Code that draws figures
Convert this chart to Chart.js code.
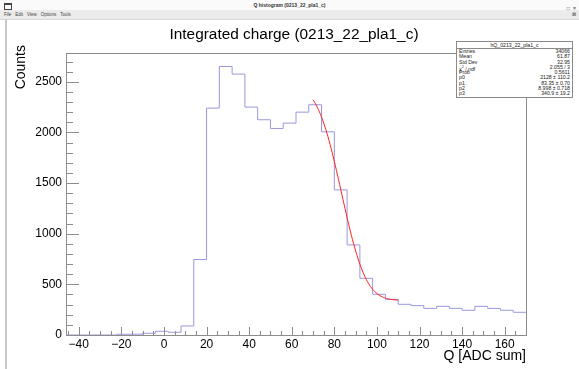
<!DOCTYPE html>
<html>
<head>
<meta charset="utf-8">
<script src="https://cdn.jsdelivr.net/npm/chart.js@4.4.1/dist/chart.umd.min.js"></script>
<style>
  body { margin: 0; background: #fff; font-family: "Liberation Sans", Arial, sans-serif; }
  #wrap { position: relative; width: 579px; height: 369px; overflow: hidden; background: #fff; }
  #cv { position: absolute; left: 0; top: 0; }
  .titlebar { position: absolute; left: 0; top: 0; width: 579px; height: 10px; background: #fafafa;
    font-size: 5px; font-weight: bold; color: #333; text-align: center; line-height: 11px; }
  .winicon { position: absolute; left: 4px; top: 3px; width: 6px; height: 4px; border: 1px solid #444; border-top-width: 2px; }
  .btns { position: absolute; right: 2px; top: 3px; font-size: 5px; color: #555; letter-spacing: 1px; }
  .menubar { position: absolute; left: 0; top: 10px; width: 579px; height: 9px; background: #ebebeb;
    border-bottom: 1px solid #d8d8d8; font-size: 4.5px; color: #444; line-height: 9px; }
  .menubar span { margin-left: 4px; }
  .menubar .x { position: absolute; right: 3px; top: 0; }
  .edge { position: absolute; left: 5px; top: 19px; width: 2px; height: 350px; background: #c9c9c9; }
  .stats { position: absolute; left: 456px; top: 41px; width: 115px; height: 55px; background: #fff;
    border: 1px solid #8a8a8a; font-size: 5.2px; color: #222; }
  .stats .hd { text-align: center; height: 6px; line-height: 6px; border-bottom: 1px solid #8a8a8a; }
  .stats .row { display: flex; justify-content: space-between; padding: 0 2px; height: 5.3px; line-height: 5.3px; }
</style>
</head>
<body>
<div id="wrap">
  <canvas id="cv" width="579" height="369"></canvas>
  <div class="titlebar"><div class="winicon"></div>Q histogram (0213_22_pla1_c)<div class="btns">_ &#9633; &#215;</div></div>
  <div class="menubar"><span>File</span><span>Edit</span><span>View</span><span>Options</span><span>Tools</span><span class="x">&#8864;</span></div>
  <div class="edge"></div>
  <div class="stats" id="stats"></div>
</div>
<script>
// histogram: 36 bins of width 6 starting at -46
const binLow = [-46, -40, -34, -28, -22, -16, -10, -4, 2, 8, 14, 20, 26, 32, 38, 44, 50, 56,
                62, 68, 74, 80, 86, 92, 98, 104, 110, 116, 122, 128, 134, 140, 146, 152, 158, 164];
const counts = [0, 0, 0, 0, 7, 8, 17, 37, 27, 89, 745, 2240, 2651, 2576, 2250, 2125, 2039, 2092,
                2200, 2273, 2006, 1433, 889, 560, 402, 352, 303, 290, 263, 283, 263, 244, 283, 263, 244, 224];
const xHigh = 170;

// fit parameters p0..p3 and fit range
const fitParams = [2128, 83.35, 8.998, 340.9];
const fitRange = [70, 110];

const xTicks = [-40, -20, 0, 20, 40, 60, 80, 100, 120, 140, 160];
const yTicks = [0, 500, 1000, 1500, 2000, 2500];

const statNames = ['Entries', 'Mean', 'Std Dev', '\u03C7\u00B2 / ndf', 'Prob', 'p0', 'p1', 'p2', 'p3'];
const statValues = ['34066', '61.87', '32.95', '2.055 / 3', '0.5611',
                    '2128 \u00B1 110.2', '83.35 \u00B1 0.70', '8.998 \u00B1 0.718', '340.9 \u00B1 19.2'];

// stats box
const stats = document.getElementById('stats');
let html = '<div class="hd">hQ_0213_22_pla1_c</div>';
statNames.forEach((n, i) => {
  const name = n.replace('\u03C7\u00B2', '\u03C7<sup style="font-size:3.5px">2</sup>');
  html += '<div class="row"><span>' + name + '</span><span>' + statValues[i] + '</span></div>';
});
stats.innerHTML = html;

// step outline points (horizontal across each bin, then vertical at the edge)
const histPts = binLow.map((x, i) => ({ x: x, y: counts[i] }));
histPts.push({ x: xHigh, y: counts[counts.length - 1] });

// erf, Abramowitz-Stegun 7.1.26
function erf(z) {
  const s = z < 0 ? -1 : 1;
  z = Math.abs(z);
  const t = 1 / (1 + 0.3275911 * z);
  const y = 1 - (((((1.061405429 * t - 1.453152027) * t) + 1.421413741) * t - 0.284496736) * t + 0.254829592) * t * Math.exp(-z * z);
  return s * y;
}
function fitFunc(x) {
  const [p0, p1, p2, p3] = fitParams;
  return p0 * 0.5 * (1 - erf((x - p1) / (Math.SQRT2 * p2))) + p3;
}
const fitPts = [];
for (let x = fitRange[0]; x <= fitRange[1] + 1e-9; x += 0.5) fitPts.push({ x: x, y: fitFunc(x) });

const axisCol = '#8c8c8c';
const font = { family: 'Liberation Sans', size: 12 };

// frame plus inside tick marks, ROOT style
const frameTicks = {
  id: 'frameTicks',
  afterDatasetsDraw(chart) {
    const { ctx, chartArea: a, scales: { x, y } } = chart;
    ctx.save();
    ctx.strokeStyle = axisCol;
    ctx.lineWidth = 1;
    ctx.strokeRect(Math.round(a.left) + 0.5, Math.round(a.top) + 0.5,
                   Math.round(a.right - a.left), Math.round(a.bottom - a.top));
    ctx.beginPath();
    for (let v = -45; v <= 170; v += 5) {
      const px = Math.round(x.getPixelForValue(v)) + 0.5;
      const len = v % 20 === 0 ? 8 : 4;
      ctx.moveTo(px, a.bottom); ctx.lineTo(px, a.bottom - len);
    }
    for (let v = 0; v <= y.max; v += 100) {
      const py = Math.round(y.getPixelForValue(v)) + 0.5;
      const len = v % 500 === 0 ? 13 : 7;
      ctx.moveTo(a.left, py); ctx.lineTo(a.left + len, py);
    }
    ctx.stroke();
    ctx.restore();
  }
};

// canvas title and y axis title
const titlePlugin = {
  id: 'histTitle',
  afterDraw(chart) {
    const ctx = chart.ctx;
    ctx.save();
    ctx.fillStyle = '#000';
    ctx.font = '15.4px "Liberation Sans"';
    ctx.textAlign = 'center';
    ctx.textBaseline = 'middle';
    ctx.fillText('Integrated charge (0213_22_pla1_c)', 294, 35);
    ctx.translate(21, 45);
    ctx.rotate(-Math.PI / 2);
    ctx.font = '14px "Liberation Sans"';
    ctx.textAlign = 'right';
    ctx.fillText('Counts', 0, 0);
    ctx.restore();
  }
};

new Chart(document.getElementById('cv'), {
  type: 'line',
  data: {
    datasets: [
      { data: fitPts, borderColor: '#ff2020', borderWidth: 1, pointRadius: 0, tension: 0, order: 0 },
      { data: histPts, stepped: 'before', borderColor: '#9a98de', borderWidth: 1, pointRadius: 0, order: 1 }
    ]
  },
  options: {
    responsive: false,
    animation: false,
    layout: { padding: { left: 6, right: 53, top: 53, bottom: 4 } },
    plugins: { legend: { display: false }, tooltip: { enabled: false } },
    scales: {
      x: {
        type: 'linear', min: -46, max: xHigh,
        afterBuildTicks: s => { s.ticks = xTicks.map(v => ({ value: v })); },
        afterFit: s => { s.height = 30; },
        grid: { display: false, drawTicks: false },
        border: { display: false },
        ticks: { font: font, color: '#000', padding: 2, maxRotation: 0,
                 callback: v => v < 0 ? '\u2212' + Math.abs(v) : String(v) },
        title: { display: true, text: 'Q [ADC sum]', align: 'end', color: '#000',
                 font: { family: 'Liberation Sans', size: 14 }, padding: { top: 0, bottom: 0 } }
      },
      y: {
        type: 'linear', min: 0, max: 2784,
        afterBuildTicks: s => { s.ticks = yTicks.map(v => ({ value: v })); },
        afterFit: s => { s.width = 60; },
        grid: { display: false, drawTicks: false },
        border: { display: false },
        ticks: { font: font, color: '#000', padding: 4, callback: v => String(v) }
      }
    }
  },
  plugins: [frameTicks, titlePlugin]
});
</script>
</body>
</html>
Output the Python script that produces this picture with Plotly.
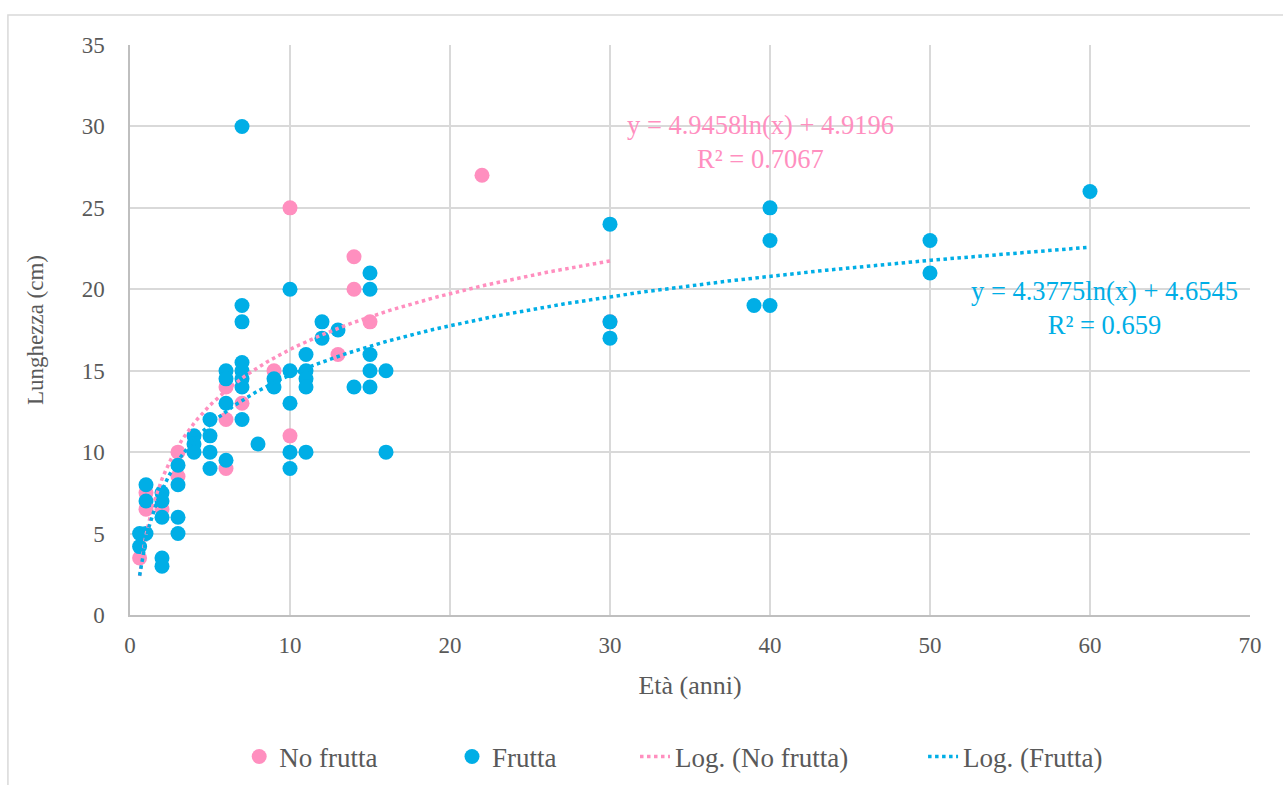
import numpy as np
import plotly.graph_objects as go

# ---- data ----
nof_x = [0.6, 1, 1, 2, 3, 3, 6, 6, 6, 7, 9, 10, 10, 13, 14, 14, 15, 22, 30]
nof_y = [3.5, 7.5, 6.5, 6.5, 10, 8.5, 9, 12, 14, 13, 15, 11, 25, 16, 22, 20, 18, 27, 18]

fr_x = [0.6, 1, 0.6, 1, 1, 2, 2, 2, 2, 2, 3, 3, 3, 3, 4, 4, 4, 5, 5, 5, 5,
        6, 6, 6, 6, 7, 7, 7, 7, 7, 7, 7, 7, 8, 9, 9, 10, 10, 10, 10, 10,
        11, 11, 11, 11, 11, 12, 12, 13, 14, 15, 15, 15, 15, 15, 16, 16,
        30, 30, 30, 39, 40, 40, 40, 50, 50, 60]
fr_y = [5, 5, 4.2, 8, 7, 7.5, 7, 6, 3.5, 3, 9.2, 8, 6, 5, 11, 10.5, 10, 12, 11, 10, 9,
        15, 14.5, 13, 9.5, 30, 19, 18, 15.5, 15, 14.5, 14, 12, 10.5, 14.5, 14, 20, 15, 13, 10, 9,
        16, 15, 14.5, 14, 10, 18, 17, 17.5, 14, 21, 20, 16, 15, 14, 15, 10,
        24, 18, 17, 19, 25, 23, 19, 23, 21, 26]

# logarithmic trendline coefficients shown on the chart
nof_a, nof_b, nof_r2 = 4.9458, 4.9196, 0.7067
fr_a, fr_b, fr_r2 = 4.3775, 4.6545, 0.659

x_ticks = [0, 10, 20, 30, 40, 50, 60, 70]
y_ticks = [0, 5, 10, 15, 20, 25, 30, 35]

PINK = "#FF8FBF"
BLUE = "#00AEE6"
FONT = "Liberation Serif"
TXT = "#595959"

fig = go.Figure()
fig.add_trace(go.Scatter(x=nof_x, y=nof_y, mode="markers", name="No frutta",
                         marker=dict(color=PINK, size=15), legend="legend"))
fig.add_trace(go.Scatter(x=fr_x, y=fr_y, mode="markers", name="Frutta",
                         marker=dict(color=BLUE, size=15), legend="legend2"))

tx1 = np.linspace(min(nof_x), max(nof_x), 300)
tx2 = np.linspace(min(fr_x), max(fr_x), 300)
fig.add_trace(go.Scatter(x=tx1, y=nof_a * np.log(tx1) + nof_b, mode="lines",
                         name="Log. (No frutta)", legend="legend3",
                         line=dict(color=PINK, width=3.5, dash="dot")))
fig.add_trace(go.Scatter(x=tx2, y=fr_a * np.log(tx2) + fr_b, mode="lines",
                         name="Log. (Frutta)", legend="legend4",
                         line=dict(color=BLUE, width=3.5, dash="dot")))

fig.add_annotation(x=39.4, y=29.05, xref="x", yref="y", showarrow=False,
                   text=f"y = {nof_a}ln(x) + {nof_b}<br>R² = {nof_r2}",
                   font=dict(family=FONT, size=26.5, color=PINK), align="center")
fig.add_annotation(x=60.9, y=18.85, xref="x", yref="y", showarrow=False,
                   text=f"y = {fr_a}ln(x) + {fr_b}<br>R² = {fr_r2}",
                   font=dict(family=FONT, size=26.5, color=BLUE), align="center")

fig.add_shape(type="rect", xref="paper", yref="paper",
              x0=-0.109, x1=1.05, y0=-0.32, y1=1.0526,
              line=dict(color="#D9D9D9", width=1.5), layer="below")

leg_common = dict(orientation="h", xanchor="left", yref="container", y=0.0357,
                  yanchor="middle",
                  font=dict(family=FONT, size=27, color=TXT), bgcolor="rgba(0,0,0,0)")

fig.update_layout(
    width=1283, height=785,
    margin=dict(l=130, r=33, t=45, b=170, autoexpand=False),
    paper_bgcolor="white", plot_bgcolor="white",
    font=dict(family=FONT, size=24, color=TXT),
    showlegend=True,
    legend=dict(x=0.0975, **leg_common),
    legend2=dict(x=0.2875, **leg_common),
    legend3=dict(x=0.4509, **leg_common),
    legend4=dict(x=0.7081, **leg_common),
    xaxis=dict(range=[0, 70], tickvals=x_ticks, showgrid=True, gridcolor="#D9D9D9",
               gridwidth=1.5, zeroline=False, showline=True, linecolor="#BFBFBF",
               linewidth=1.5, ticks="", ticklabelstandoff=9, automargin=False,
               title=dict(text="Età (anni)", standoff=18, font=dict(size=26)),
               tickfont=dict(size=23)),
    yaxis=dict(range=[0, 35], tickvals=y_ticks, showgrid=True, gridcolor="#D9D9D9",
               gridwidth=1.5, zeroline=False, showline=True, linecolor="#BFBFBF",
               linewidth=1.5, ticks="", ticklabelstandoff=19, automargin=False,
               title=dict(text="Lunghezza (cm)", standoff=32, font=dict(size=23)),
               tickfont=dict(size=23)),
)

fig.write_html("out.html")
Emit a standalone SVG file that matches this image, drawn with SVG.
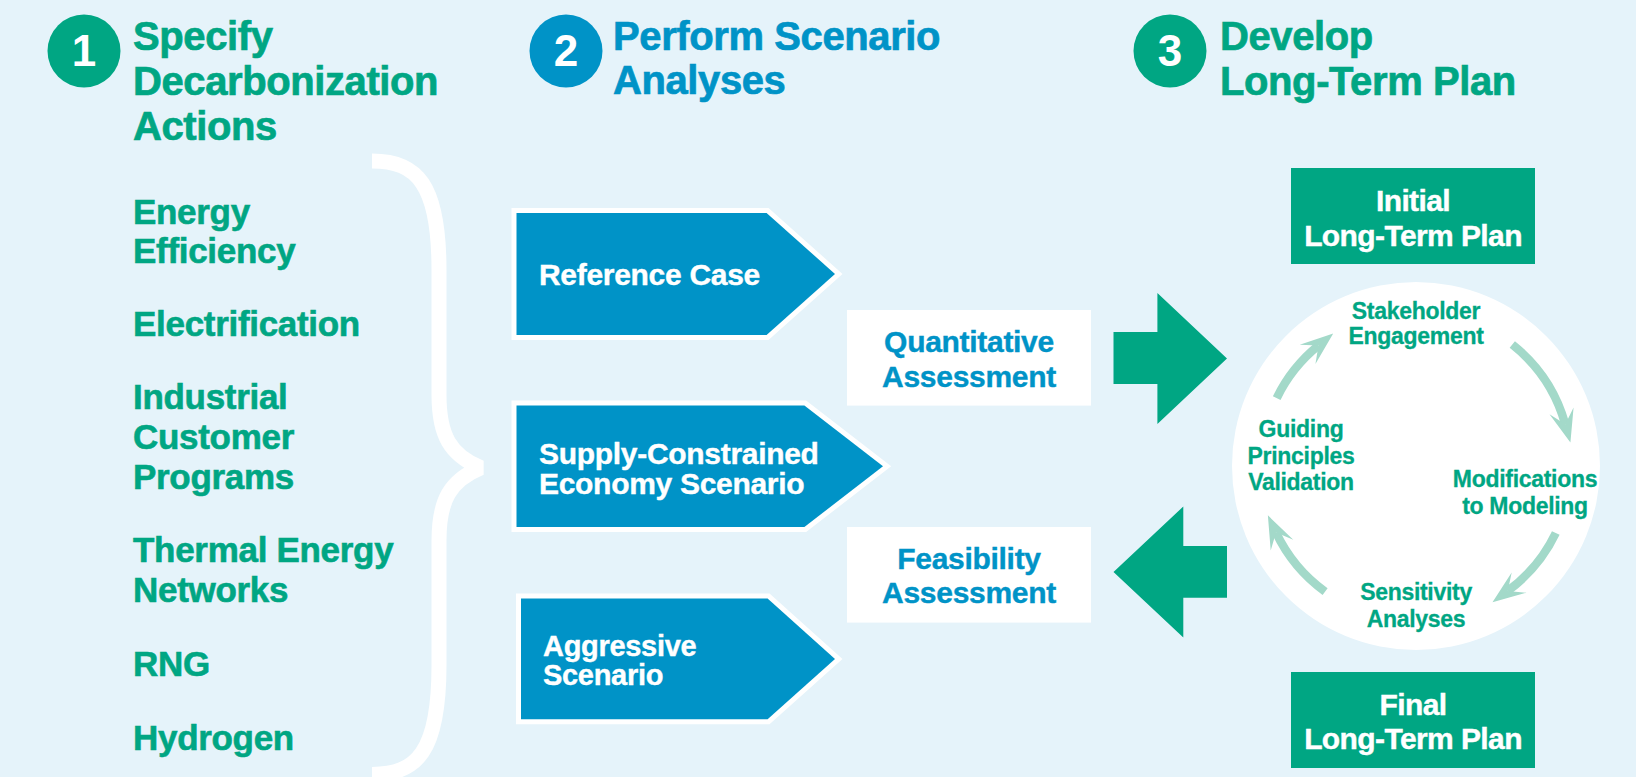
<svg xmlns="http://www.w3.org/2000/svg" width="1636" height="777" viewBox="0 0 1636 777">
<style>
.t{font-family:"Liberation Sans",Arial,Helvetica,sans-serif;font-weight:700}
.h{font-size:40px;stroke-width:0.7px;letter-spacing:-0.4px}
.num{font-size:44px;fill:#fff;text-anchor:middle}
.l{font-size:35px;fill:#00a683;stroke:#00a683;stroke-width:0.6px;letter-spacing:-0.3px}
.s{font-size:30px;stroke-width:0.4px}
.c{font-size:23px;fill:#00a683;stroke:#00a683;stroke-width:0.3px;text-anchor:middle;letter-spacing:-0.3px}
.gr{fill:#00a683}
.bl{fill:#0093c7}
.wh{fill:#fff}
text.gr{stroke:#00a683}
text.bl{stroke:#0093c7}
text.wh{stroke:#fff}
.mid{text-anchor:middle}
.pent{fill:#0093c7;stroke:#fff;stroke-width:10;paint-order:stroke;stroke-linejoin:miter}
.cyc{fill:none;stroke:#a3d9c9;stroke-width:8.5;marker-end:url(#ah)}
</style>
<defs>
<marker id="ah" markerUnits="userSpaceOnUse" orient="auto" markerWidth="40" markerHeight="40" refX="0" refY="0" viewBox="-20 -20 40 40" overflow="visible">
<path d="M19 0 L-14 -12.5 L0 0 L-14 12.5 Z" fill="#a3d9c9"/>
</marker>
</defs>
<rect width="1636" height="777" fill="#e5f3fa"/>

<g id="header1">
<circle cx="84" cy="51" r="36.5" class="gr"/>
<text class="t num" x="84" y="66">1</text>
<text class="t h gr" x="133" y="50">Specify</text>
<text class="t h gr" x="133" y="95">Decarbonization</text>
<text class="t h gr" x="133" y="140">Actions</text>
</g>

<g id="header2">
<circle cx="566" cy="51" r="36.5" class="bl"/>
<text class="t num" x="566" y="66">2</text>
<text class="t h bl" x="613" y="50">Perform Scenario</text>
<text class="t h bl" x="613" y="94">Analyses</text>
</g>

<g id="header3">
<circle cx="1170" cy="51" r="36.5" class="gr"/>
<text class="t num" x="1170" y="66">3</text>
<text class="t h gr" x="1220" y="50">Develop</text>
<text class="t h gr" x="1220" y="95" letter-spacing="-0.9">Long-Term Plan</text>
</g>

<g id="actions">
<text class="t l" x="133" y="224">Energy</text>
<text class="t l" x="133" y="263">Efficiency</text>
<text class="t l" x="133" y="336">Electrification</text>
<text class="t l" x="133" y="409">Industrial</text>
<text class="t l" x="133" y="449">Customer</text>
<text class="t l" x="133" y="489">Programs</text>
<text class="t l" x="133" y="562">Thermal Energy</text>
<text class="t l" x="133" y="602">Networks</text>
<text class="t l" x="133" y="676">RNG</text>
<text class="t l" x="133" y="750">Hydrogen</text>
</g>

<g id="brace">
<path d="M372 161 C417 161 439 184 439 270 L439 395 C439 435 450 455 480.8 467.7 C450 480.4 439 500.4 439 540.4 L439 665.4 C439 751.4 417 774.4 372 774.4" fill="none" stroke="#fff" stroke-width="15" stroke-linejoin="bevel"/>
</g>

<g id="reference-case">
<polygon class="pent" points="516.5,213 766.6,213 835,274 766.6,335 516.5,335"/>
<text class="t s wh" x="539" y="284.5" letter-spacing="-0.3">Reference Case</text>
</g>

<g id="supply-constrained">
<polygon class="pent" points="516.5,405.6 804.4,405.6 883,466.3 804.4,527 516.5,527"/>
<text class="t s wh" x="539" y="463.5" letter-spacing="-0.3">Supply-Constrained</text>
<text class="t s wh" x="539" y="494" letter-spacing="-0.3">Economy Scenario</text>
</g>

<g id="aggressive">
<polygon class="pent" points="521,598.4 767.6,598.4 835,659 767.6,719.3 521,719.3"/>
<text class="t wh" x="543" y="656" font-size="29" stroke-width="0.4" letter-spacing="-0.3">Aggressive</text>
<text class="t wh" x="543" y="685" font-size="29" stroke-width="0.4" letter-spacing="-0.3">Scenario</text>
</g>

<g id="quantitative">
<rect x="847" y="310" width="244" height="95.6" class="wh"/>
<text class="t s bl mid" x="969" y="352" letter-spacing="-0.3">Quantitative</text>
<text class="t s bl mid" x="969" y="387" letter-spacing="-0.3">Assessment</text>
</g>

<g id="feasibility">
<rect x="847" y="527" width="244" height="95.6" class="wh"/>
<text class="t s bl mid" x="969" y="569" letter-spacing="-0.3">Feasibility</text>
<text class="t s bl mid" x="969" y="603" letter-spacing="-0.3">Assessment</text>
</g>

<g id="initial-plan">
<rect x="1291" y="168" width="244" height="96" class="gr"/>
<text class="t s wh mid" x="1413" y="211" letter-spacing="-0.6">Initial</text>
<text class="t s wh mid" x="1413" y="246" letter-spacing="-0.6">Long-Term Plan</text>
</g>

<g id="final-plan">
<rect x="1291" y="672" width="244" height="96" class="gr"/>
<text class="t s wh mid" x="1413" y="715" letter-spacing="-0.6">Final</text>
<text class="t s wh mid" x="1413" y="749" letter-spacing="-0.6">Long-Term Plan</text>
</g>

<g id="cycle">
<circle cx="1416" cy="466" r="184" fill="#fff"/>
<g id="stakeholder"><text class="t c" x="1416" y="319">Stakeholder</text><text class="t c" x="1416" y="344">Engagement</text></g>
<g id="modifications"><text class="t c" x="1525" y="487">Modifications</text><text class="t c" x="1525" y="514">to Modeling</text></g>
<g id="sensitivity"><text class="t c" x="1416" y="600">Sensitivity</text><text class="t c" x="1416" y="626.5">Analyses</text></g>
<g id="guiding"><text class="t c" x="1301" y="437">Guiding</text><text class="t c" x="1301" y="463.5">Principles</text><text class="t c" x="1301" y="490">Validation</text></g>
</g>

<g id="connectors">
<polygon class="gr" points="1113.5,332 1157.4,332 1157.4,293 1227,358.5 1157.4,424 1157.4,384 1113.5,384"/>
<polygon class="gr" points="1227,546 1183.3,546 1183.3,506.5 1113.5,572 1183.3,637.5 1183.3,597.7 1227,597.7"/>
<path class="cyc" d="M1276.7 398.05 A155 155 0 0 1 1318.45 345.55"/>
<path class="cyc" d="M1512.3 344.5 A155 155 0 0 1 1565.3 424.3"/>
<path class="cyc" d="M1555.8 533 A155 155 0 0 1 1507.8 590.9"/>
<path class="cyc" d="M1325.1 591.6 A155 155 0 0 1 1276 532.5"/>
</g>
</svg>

▶ _REQUIREMENTS_:
List the lines of the records where "this" occurs.

▶ _TASK OUTPUT_:
Convert this chart to Chart.js code.
Output the Python script that produces this picture with Plotly.
Emit a standalone SVG file that matches this image, drawn with SVG.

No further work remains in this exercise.